Boot'Shop / Bois-Rouge : encore faut-il être tiers !
France > > Droit civil > Droit bancaire > Responsabilité contarcuelle
Par Louis Thibierge
Agrégé des Facultés de Droit
Professeur à l’Université d’Aix-Marseille
Membre du Centre de Droit Économique
Directeur du Master 2 Recherche Droit Économique
Directeur du DESU Economic Law
Avocat au Barreau de Paris
14 septembre 2022
15 juin 2022 Cour de cassation Pourvoi n° 19-25.750 [1]
La séquence jurisprudentielle amorcée par l'arrêt Boot'Shop (Ass. plén., 6 octobre 2006, n° 05-13.255 [2]) et poursuivie en dépit de vives critiques par l'arrêt Bois-Rouge (Ass. plén., 13 janvier 2020, n° 17-19.96) n'en finit pas de produire des séquelles prétoriennes.
L'effet d'aubaine est, au vrai, manifeste. A l'instar de la chauve-souris de La Fontaine, le demandeur change de nature au gré de ses intérêts. Comme une partie au contrat, il peut exciper d'un manquement à une obligation contractuelle, fût-elle de résultat. Comme un tiers, il échappe à toute clause contractuelle. Notre tiers se voit donc octroyer une place plus favorable que celle du créancier, puisqu'il ne peut se voir opposer ni la clause pénale, ni la clause limitative de responsabilité, pas davantage que la clause compromissoire, la clause de conciliation ou celle aménageant le délai de prescription.
Encore faut-il, pour pouvoir prétendre être chauve-souris, être un tiers au contrat. Tel est l'enseignement d'un récent arrêt.
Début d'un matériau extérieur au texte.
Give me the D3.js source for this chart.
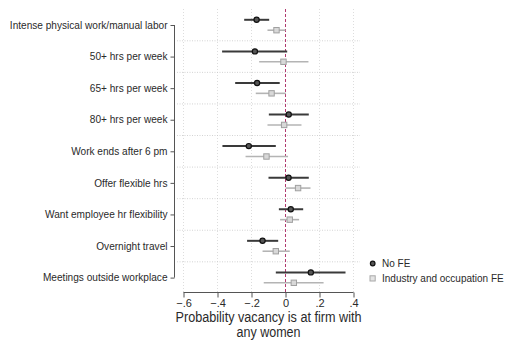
<!DOCTYPE html>
<html>
<head>
<meta charset="utf-8">
<script src="https://cdn.jsdelivr.net/npm/d3@7/dist/d3.min.js"></script>
<style>
  html, body { margin: 0; padding: 0; background: #fff; }
  svg { display: block; font-family: "Liberation Sans", Arial, Helvetica, sans-serif; }
</style>
</head>
<body>
<svg id="chart" width="507" height="340"></svg>
<script>
// Outcome categories, top to bottom
const categories = [
  "Intense physical work/manual labor",
  "50+ hrs per week",
  "65+ hrs per week",
  "80+ hrs per week",
  "Work ends after 6 pm",
  "Offer flexible hrs",
  "Want employee hr flexibility",
  "Overnight travel",
  "Meetings outside workplace"
];

// Coefficients and 95% confidence bounds, no fixed effects
const noFE     = [-0.170, -0.180, -0.167,  0.019, -0.216,  0.018,  0.031, -0.135,  0.149];
const noFELo   = [-0.243, -0.373, -0.296, -0.098, -0.371, -0.100, -0.039, -0.226, -0.057];
const noFEHi   = [-0.096,  0.010, -0.034,  0.137, -0.057,  0.137,  0.104, -0.043,  0.353];

// Coefficients and 95% confidence bounds, industry and occupation fixed effects
const indFE    = [-0.053, -0.012, -0.082, -0.008, -0.112,  0.074,  0.025, -0.057,  0.049];
const indFELo  = [-0.106, -0.155, -0.175, -0.106, -0.235,  0.000, -0.032, -0.135, -0.128];
const indFEHi  = [ 0.000,  0.135,  0.002,  0.094,  0.015,  0.147,  0.080,  0.025,  0.224];

const xTicks = [-0.6, -0.4, -0.2, 0, 0.2, 0.4];
const legendLabels = ["No FE", "Industry and occupation FE"];
const titleLines = ["Probability vacancy is at firm with", "any women"];

const svg = d3.select("#chart");

const x = d3.scaleLinear().domain([-0.6, 0.4]).range([183.5, 353.5]);
const y = d3.scalePoint().domain(categories).range([25, 277.6]);
const step = y.step();
const plotLeft = 177, plotRight = 360, plotTop = 9, axisY = 292.5, axisX = 174.5;

const darkCol = "#3a3a3a";
const lightCol = "#b4b4b4";
const textCol = "#2a2a2a";

// vertical dotted gridlines
svg.append("g").selectAll("line").data(xTicks.filter(d => d !== 0)).join("line")
  .attr("x1", d => x(d)).attr("x2", d => x(d))
  .attr("y1", plotTop).attr("y2", axisY)
  .attr("stroke", "#d4d4d4").attr("stroke-width", 0.8)
  .attr("stroke-dasharray", "1,2");

// horizontal dotted separators between categories
svg.append("g").selectAll("line").data(categories.slice(0, -1)).join("line")
  .attr("x1", plotLeft).attr("x2", plotRight)
  .attr("y1", d => y(d) + step / 2).attr("y2", d => y(d) + step / 2)
  .attr("stroke", "#c8c8c8").attr("stroke-width", 0.8)
  .attr("stroke-dasharray", "1,1.5");

// reference line at zero
svg.append("line")
  .attr("x1", x(0)).attr("x2", x(0))
  .attr("y1", plotTop).attr("y2", axisY)
  .attr("stroke", "#b03a6e").attr("stroke-width", 1)
  .attr("stroke-dasharray", "3,2");

// confidence intervals and point estimates
const rows = categories.map((c, i) => ({
  c, b0: noFE[i], l0: noFELo[i], h0: noFEHi[i],
  b1: indFE[i], l1: indFELo[i], h1: indFEHi[i]
}));
const off = 5.2;

svg.append("g").selectAll("line").data(rows).join("line")
  .attr("x1", d => x(d.l1)).attr("x2", d => x(d.h1))
  .attr("y1", d => y(d.c) + off).attr("y2", d => y(d.c) + off)
  .attr("stroke", lightCol).attr("stroke-width", 1.6);

svg.append("g").selectAll("line").data(rows).join("line")
  .attr("x1", d => x(d.l0)).attr("x2", d => x(d.h0))
  .attr("y1", d => y(d.c) - off).attr("y2", d => y(d.c) - off)
  .attr("stroke", darkCol).attr("stroke-width", 2);

svg.append("g").selectAll("rect").data(rows).join("rect")
  .attr("x", d => x(d.b1) - 2.7).attr("y", d => y(d.c) + off - 2.7)
  .attr("width", 5.4).attr("height", 5.4)
  .attr("fill", "#d8d8d8").attr("stroke", "#a0a0a0").attr("stroke-width", 1);

svg.append("g").selectAll("circle").data(rows).join("circle")
  .attr("cx", d => x(d.b0)).attr("cy", d => y(d.c) - off)
  .attr("r", 2.6)
  .attr("fill", "#555").attr("stroke", "#111").attr("stroke-width", 1.2);

// y axis
const yAxis = svg.append("g").attr("transform", `translate(${axisX},0)`)
  .call(d3.axisLeft(y).tickSize(4).tickPadding(3));
yAxis.select(".domain").attr("stroke", "#555").attr("d", `M-0,${y(categories[0])}V${y(categories[categories.length - 1])}`);
yAxis.selectAll(".tick line").attr("stroke", "#555");
yAxis.selectAll(".tick text").attr("fill", textCol).attr("font-size", 10.1)
  .attr("font-family", "Liberation Sans, Arial, sans-serif");

// x axis
const fmt = d => d === 0 ? "0" : (d < 0 ? "\u2212" : "") + String(Math.abs(d)).replace(/^0/, "");
const xAxis = svg.append("g").attr("transform", `translate(0,${axisY})`)
  .call(d3.axisBottom(x).tickValues(xTicks).tickFormat(fmt).tickSize(5).tickPadding(2));
xAxis.select(".domain").attr("stroke", "#555").attr("d", `M${x(-0.6)},0H${x(0.4)}`);
xAxis.selectAll(".tick line").attr("stroke", "#555");
xAxis.selectAll(".tick text").attr("fill", textCol).attr("font-size", 11)
  .attr("font-family", "Liberation Sans, Arial, sans-serif");

// axis title, two lines centred under the axis
const titleWidths = [186, 64];
svg.append("g").selectAll("text").data(titleLines).join("text")
  .attr("text-anchor", "middle")
  .attr("x", x(-0.1))
  .attr("y", (d, i) => 322 + i * 15)
  .attr("fill", textCol).attr("font-size", 14)
  .attr("textLength", (d, i) => titleWidths[i])
  .attr("lengthAdjust", "spacingAndGlyphs")
  .text(d => d);

// legend
const lg = svg.append("g");
lg.append("circle").attr("cx", 372.7).attr("cy", 263.5).attr("r", 2.3)
  .attr("fill", "#555").attr("stroke", "#111").attr("stroke-width", 1.2);
lg.append("rect").attr("x", 370).attr("y", 275.8).attr("width", 5.2).attr("height", 5.2)
  .attr("fill", "#e4e4e4").attr("stroke", "#a8a8a8").attr("stroke-width", 1);
lg.selectAll("text").data(legendLabels).join("text")
  .attr("x", 382).attr("y", (d, i) => 267.3 + i * 14.8)
  .attr("fill", textCol).attr("font-size", 10)
  .text(d => d);
</script>
</body>
</html>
Au cas d’espèce, une banque consent à un emprunteur un prêt de 7,5 millions de francs, remboursable in fine. L’emprunteur avait versé le capital prêtée sur un contrat d’assurance-vie, souscrit auprès d’une seconde banque, dont le rachat devait permettre le remboursement du crédit à terme. L’opération s’avérait moins efficace que prévu, ce qui contraignait notre emprunteur à solliciter une nouvelle ouverture de crédit pour rembourser le premier.
Au décès de l’emprunteur, ses héritiers actionnent les deux banques en indemnisation de préjudices résultant de manquements à leurs obligations d’information et de conseil envers leur auteur (l’emprunteur).
La cour d’appel (Paris, 16 octobre 2019) rejette l’intégralité des demandes. Les héritiers se pourvoient en cassation, se réclamant de la jurisprudence Boot’Shop / Bois-Rouge.
Si la Cour ne revient pas sur cette jurisprudence délétère, elle la juge inapplicable au cas d’espèce, pour une raison simple : « Un héritier ne peut agir sur ce fondement en invoquant un manquement contractuel commis envers son auteur qu'en réparation d'un préjudice qui lui est personnel. N'est pas un préjudice personnel subi par l'héritier celui qui aurait pu être effacé, du vivant de son auteur, par une action en indemnisation exercée par ce dernier ou qui peut l'être, après son décès, par une action exercée au profit de la succession ».
Dès lors que les héritiers ne justifiaient d’aucun préjudice personnel, ils n’agissaient pas en leur nom, ès-qualités de tiers, mais au nom de leur auteur, en responsabilité contractuelle.
L’action sur le fondement de la jurisprudence Boot Shop leur était fermée.
Où l’on voit que même les chauves-souris peuvent prétendre à une once d’orthodoxie.